Il nostro Battistero (1963)
I quadri che abbelliscono il nostro Battistero, erano stati dipinti per una Chiesa che la società “Autostrade” costruì vicino a Firenze, ma non si inserivano bene nell’insieme. Questi quadri erano esposti nella Sala “Beato Angelico” di Piazza della Minerva quando li vide il parroco, P. Renato Logar. Si innamorò dei quadri e voleva comprarli, ma già erano stati venduti. Il P. Logar non si diede per vinto e ricorse all’ingegner Fedele Cova, che era stato nostro parrocchiano. Lo invitò a recarsi alla Segreteria di Stato, a cui la Società Autostrade aveva consegnato i quadri, da Mons. Giovanni Moretti. Si seguì il percorso normale fino ad arrivare al Cardinale Vicario al quale erano stati consegnati per collocarli in una Chiesa di Roma. Siamo stati i primi nella richiesta e i più fortunati nell’ottenerli in custodia. Il pittore, Gregor Sciltian, italo armeno, visitò alcuni giorni dopo la nostra Basilica e le parve il luogo ideale per i suoi quadri. L’architetto, Armando Brasini, a sua volta, consultato da Sciltian e dal Parroco, espresse il suo apprezzamento. La collocazione avvenne alla presenza e sotto la direzione dell’artista.
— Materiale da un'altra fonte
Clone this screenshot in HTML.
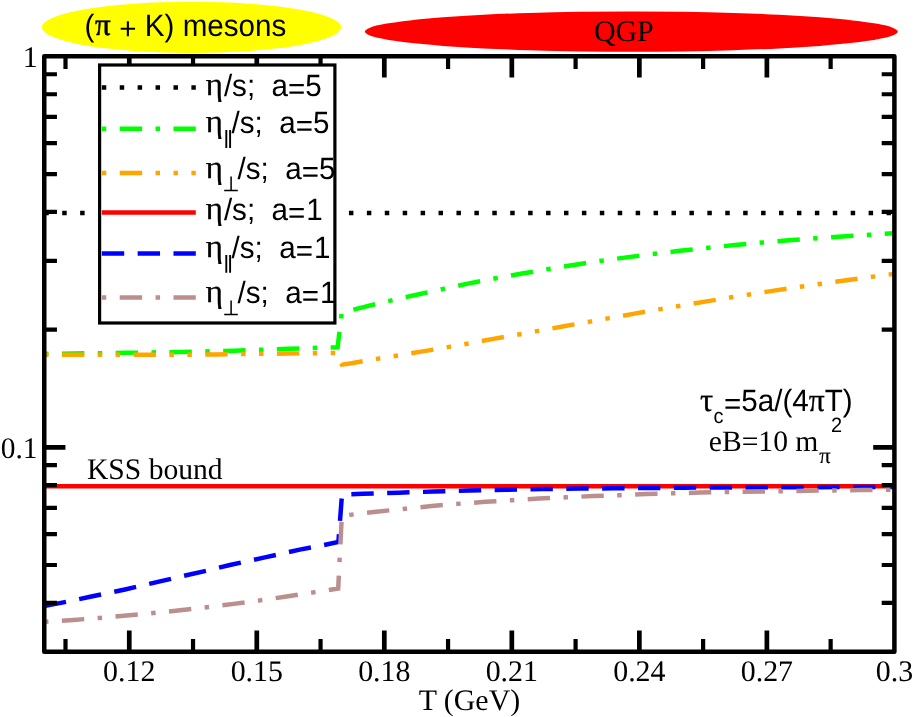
<!DOCTYPE html>
<html><head><meta charset="utf-8"><title>plot</title>
<style>html,body{margin:0;padding:0;background:#fff}svg{display:block;will-change:transform}text{fill:#000;text-rendering:geometricPrecision}</style></head>
<body>
<svg width="914" height="717" viewBox="0 0 914 717">
<rect x="0" y="0" width="914" height="717" fill="#fff"/>
<ellipse cx="191.5" cy="27.3" rx="149.6" ry="25.6" fill="#ffff00"/>
<ellipse cx="631.3" cy="31.6" rx="266.4" ry="20.2" fill="#ff0000"/>
<g fill="none" stroke-width="4.48" stroke-linecap="butt" stroke-linejoin="miter">
<polyline points="44.30,213.10 894.40,213.10" stroke="#000" stroke-dasharray="4.480,13.440"/>
<polyline points="44.00,353.90 73.00,353.50 127.00,352.80 180.00,352.00 234.00,350.70 288.00,348.80 337.60,347.20 341.80,312.60 364.50,306.80 390.50,300.60 416.70,294.70 443.40,288.90 469.00,283.40 495.70,278.30 522.30,273.50 548.80,269.00 575.30,264.70 601.80,260.70 628.30,257.10 655.00,253.70 681.80,250.60 708.40,247.70 735.30,245.00 761.80,242.60 788.80,240.30 815.30,238.30 842.20,236.50 869.00,234.80 894.40,233.20" stroke="#00ff00" stroke-dasharray="4.480,13.440,22.400,13.440"/>
<polyline points="44.00,354.80 190.00,354.80 216.00,354.40 288.00,353.50 337.60,352.95 341.90,364.60 351.50,363.20 378.60,358.60 396.10,355.80 422.70,351.40 449.20,346.90 467.00,343.80 493.20,338.90 519.50,334.30 537.40,331.10 563.70,326.30 590.10,321.60 607.80,318.40 634.60,313.60 660.60,309.10 678.50,306.10 705.00,301.60 731.30,297.30 749.20,294.50 775.60,290.40 802.10,286.50 820.00,284.00 846.60,280.20 873.40,276.60 894.40,273.90" stroke="#ffa500" stroke-dasharray="4.480,13.440,22.400,13.440,4.480,13.440"/>
<polyline points="44.00,486.20 894.40,486.20" stroke="#ff0000"/>
<polyline points="44.00,606.10 66.30,601.80 90.20,596.80 125.00,589.50 160.00,581.40 184.00,575.80 206.10,570.80 229.90,565.00 264.90,557.40 299.70,549.60 323.90,545.10 338.40,542.00 342.00,494.40 362.60,493.85 398.50,492.65 434.30,491.50 469.90,490.60 505.80,489.80 541.50,489.10 579.00,488.60 613.00,488.30 649.00,488.00 684.60,487.70 720.00,487.50 791.80,487.20 894.40,487.00" stroke="#0000ff" stroke-dasharray="22.400,13.440"/>
<polyline points="44.00,621.90 73.30,620.00 100.00,617.90 126.60,615.60 153.40,613.00 180.20,610.30 207.00,607.30 233.60,603.90 260.00,600.40 286.60,596.50 313.40,592.40 338.20,588.50 341.80,516.00 351.70,514.60 378.50,511.50 405.20,508.70 431.90,506.00 458.50,503.80 485.50,501.80 512.30,500.20 539.00,498.60 566.20,497.30 592.80,496.10 619.50,495.20 646.40,494.10 673.30,493.30 700.20,492.60 727.00,492.00 780.60,491.30 807.70,490.80 834.40,490.40 861.40,490.10 894.40,489.80" stroke="#bc8f8f" stroke-dasharray="4.480,13.440,22.400,13.440"/>
</g>
<g stroke="#000" fill="none" stroke-linecap="butt">
<path d="M65.50,651.75V639.05M65.50,56.35V69.05" stroke-width="4.2"/>
<path d="M129.26,651.75V630.55M129.26,56.35V77.55" stroke-width="4.7"/>
<path d="M193.03,651.75V639.05M193.03,56.35V69.05" stroke-width="4.2"/>
<path d="M256.79,651.75V630.55M256.79,56.35V77.55" stroke-width="4.7"/>
<path d="M320.55,651.75V639.05M320.55,56.35V69.05" stroke-width="4.2"/>
<path d="M384.31,651.75V630.55M384.31,56.35V77.55" stroke-width="4.7"/>
<path d="M448.07,651.75V639.05M448.07,56.35V69.05" stroke-width="4.2"/>
<path d="M511.83,651.75V630.55M511.83,56.35V77.55" stroke-width="4.7"/>
<path d="M575.59,651.75V639.05M575.59,56.35V69.05" stroke-width="4.2"/>
<path d="M639.35,651.75V630.55M639.35,56.35V77.55" stroke-width="4.7"/>
<path d="M703.12,651.75V639.05M703.12,56.35V69.05" stroke-width="4.2"/>
<path d="M766.88,651.75V630.55M766.88,56.35V77.55" stroke-width="4.7"/>
<path d="M830.64,651.75V639.05M830.64,56.35V69.05" stroke-width="4.2"/>
<path d="M44.25,447.32H65.45M894.4,447.32H873.20" stroke-width="4.7"/>
<path d="M44.25,74.24H56.95M894.4,74.24H881.70" stroke-width="4.2"/>
<path d="M44.25,94.24H56.95M894.4,94.24H881.70" stroke-width="4.2"/>
<path d="M44.25,116.91H56.95M894.4,116.91H881.70" stroke-width="4.2"/>
<path d="M44.25,143.09H56.95M894.4,143.09H881.70" stroke-width="4.2"/>
<path d="M44.25,174.04H56.95M894.4,174.04H881.70" stroke-width="4.2"/>
<path d="M44.25,211.93H56.95M894.4,211.93H881.70" stroke-width="4.2"/>
<path d="M44.25,260.78H56.95M894.4,260.78H881.70" stroke-width="4.2"/>
<path d="M44.25,329.63H56.95M894.4,329.63H881.70" stroke-width="4.2"/>
<path d="M44.25,465.21H56.95M894.4,465.21H881.70" stroke-width="4.2"/>
<path d="M44.25,485.21H56.95M894.4,485.21H881.70" stroke-width="4.2"/>
<path d="M44.25,507.88H56.95M894.4,507.88H881.70" stroke-width="4.2"/>
<path d="M44.25,534.06H56.95M894.4,534.06H881.70" stroke-width="4.2"/>
<path d="M44.25,565.01H56.95M894.4,565.01H881.70" stroke-width="4.2"/>
<path d="M44.25,602.90H56.95M894.4,602.90H881.70" stroke-width="4.2"/>
</g>
<rect x="44.25" y="56.35" width="850.15" height="595.40" fill="none" stroke="#000" stroke-width="4.5" stroke-linejoin="round"/>
<rect x="99.6" y="65.0" width="235.3" height="258.0" fill="#fff" stroke="#000" stroke-width="3.2"/>
<line x1="101.8" y1="87.6" x2="195.8" y2="87.6" stroke="#000" stroke-width="4.48" stroke-dasharray="4.480,13.440"/>
<line x1="101.8" y1="128.85" x2="195.8" y2="128.85" stroke="#00ff00" stroke-width="4.48" stroke-dasharray="4.480,13.440,22.400,13.440"/>
<line x1="101.8" y1="172.9" x2="195.8" y2="172.9" stroke="#ffa500" stroke-width="4.48" stroke-dasharray="4.480,13.440,22.400,13.440,4.480,13.440"/>
<line x1="101.8" y1="212.4" x2="195.8" y2="212.4" stroke="#ff0000" stroke-width="4.48"/>
<line x1="101.8" y1="253.5" x2="195.8" y2="253.5" stroke="#0000ff" stroke-width="4.48" stroke-dasharray="22.400,13.440"/>
<line x1="101.8" y1="297.5" x2="195.8" y2="297.5" stroke="#bc8f8f" stroke-width="4.48" stroke-dasharray="4.480,13.440,22.400,13.440"/>
<text transform="translate(205.60,94.70) scale(1.03,1)" font-family="Liberation Serif, serif" font-size="32.6" stroke="#000" stroke-width="0.25" xml:space="preserve">η</text><text transform="translate(223.90,95.60) scale(1,1.04)" font-family="Liberation Sans, sans-serif" font-size="29.6" xml:space="preserve">/s;  a<tspan dy="2.9">=</tspan><tspan dy="-2.9" dx="0">5</tspan></text>
<text transform="translate(205.60,132.40) scale(1.03,1)" font-family="Liberation Serif, serif" font-size="32.6" stroke="#000" stroke-width="0.25" xml:space="preserve">η</text><path d="M226.3,130.10V147.90M230.1,130.10V147.90" stroke="#000" stroke-width="1.9" fill="none"/><text transform="translate(231.60,133.30) scale(1,1.04)" font-family="Liberation Sans, sans-serif" font-size="29.6" xml:space="preserve">/s;  a<tspan dy="2.9">=</tspan><tspan dy="-2.9" dx="0">5</tspan></text>
<text transform="translate(205.60,177.60) scale(1.03,1)" font-family="Liberation Serif, serif" font-size="32.6" stroke="#000" stroke-width="0.25" xml:space="preserve">η</text><path d="M231.1,176.40V190.40M224.2,190.40H237.8" stroke="#000" stroke-width="1.5" fill="none"/><text transform="translate(237.60,178.50) scale(1,1.04)" font-family="Liberation Sans, sans-serif" font-size="29.6" xml:space="preserve">/s;  a<tspan dy="2.9">=</tspan><tspan dy="-2.9" dx="0">5</tspan></text>
<text transform="translate(205.60,219.00) scale(1.03,1)" font-family="Liberation Serif, serif" font-size="32.6" stroke="#000" stroke-width="0.25" xml:space="preserve">η</text><text transform="translate(223.90,219.90) scale(1,1.04)" font-family="Liberation Sans, sans-serif" font-size="29.6" xml:space="preserve">/s;  a<tspan dy="2.9">=</tspan><tspan dy="-2.9" dx="1.0">1</tspan></text>
<text transform="translate(205.60,257.20) scale(1.03,1)" font-family="Liberation Serif, serif" font-size="32.6" stroke="#000" stroke-width="0.25" xml:space="preserve">η</text><path d="M226.3,254.90V272.70M230.1,254.90V272.70" stroke="#000" stroke-width="1.9" fill="none"/><text transform="translate(231.60,258.10) scale(1,1.04)" font-family="Liberation Sans, sans-serif" font-size="29.6" xml:space="preserve">/s;  a<tspan dy="2.9">=</tspan><tspan dy="-2.9" dx="1.0">1</tspan></text>
<text transform="translate(205.60,301.60) scale(1.03,1)" font-family="Liberation Serif, serif" font-size="32.6" stroke="#000" stroke-width="0.25" xml:space="preserve">η</text><path d="M231.1,300.40V314.40M224.2,314.40H237.8" stroke="#000" stroke-width="1.5" fill="none"/><text transform="translate(237.60,302.50) scale(1,1.04)" font-family="Liberation Sans, sans-serif" font-size="29.6" xml:space="preserve">/s;  a<tspan dy="2.9">=</tspan><tspan dy="-2.9" dx="1.0">1</tspan></text>
<text transform="translate(84.50,35.70) scale(1,1.04)" font-family="Liberation Sans, sans-serif" font-size="29.6" xml:space="preserve">(</text>
<text transform="translate(95.00,35.30)" font-family="Liberation Serif, serif" font-size="31" stroke="#000" stroke-width="0.5" xml:space="preserve">π</text>
<text transform="translate(111.10,35.70) scale(1,1.04)" font-family="Liberation Sans, sans-serif" font-size="29.6" xml:space="preserve"> <tspan dy="3">+</tspan><tspan dy="-3"> K) mesons</tspan></text>
<text transform="translate(623.80,41.00)" font-family="Liberation Serif, serif" font-size="29.9" text-anchor="middle" xml:space="preserve">QGP</text>
<text transform="translate(87.00,478.60) scale(0.99,1.0)" font-family="Liberation Serif, serif" font-size="29.9" xml:space="preserve">KSS bound</text>
<text transform="translate(469.40,709.60)" font-family="Liberation Serif, serif" font-size="29.9" text-anchor="middle" xml:space="preserve">T (GeV)</text>
<text transform="translate(129.26,680.50)" font-family="Liberation Serif, serif" font-size="29.9" text-anchor="middle" xml:space="preserve">0.12</text>
<text transform="translate(256.79,680.50)" font-family="Liberation Serif, serif" font-size="29.9" text-anchor="middle" xml:space="preserve">0.15</text>
<text transform="translate(384.31,680.50)" font-family="Liberation Serif, serif" font-size="29.9" text-anchor="middle" xml:space="preserve">0.18</text>
<text transform="translate(511.83,680.50)" font-family="Liberation Serif, serif" font-size="29.9" text-anchor="middle" xml:space="preserve">0.21</text>
<text transform="translate(639.35,680.50)" font-family="Liberation Serif, serif" font-size="29.9" text-anchor="middle" xml:space="preserve">0.24</text>
<text transform="translate(766.88,680.50)" font-family="Liberation Serif, serif" font-size="29.9" text-anchor="middle" xml:space="preserve">0.27</text>
<text transform="translate(894.40,680.50)" font-family="Liberation Serif, serif" font-size="29.9" text-anchor="middle" xml:space="preserve">0.3</text>
<text transform="translate(37.60,67.30)" font-family="Liberation Serif, serif" font-size="29.9" text-anchor="end" xml:space="preserve">1</text>
<text transform="translate(37.60,457.70) scale(0.985,1.0)" font-family="Liberation Serif, serif" font-size="29.9" text-anchor="end" xml:space="preserve">0.1</text>
<text transform="translate(700.00,410.50)" font-family="Liberation Serif, serif" font-size="33" stroke="#000" stroke-width="0.3" xml:space="preserve">τ</text>
<text transform="translate(713.60,422.50) scale(1,1.04)" font-family="Liberation Sans, sans-serif" font-size="20" xml:space="preserve">c</text>
<text transform="translate(724.00,411.20) scale(1,1.04)" font-family="Liberation Sans, sans-serif" font-size="29.6" xml:space="preserve"><tspan dy="2.9">=</tspan><tspan dy="-2.9">5a/(4</tspan><tspan font-family="Liberation Serif, serif" font-size="31.5" stroke="#000" stroke-width="0.3">π</tspan>T)</text>
<text transform="translate(708.80,451.00)" font-family="Liberation Serif, serif" font-size="29.6" xml:space="preserve">eB=10 m</text>
<text transform="translate(819.30,462.60)" font-family="Liberation Serif, serif" font-size="22.5" stroke="#000" stroke-width="0.2" xml:space="preserve">π</text>
<text transform="translate(831.00,432.40) scale(1,1.04)" font-family="Liberation Sans, sans-serif" font-size="20" xml:space="preserve">2</text>
</svg>
</body></html>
E la solenne inaugurazione si fece il giorno di San Pietro, 29 giugno 1963. Furono presenti il Cardinale Gregorio Agagianian, connazionale e invitato dal pittore, il Cardinale Arcadio Larraona, missionario clarettiano, e altre personalità, tra di esse l’architetto Brasini. Benedisse l’insieme il Cardinale Larraona. I quadri formano un insieme di 9 tele ad olio. La principale misura 4,65 x 2,30 mt. E le altre 3,10 x 1 mt. circa. Il quadro centrale rappresenta il Battesimo di Gesù. È di un colore e realismo impressionante. Gli altri quadri rappresentano diverse cerimonie del rito battesimale e diversi simboli. Nell’opuscolo dedicato a quest’opera l’autore, morto a Roma , scrive: “In questa opera ho voluto esprimere la sintesi della mia ideologia ed il mio credo estético nella pittura della realtà, perché credo fermamente che l’arte realistica rappresenti l’unica strada che riconduca alla salvezza e alla sublimazione della pittura in questi tempi di oscurantismo e di disfacimento della grande tradizione”.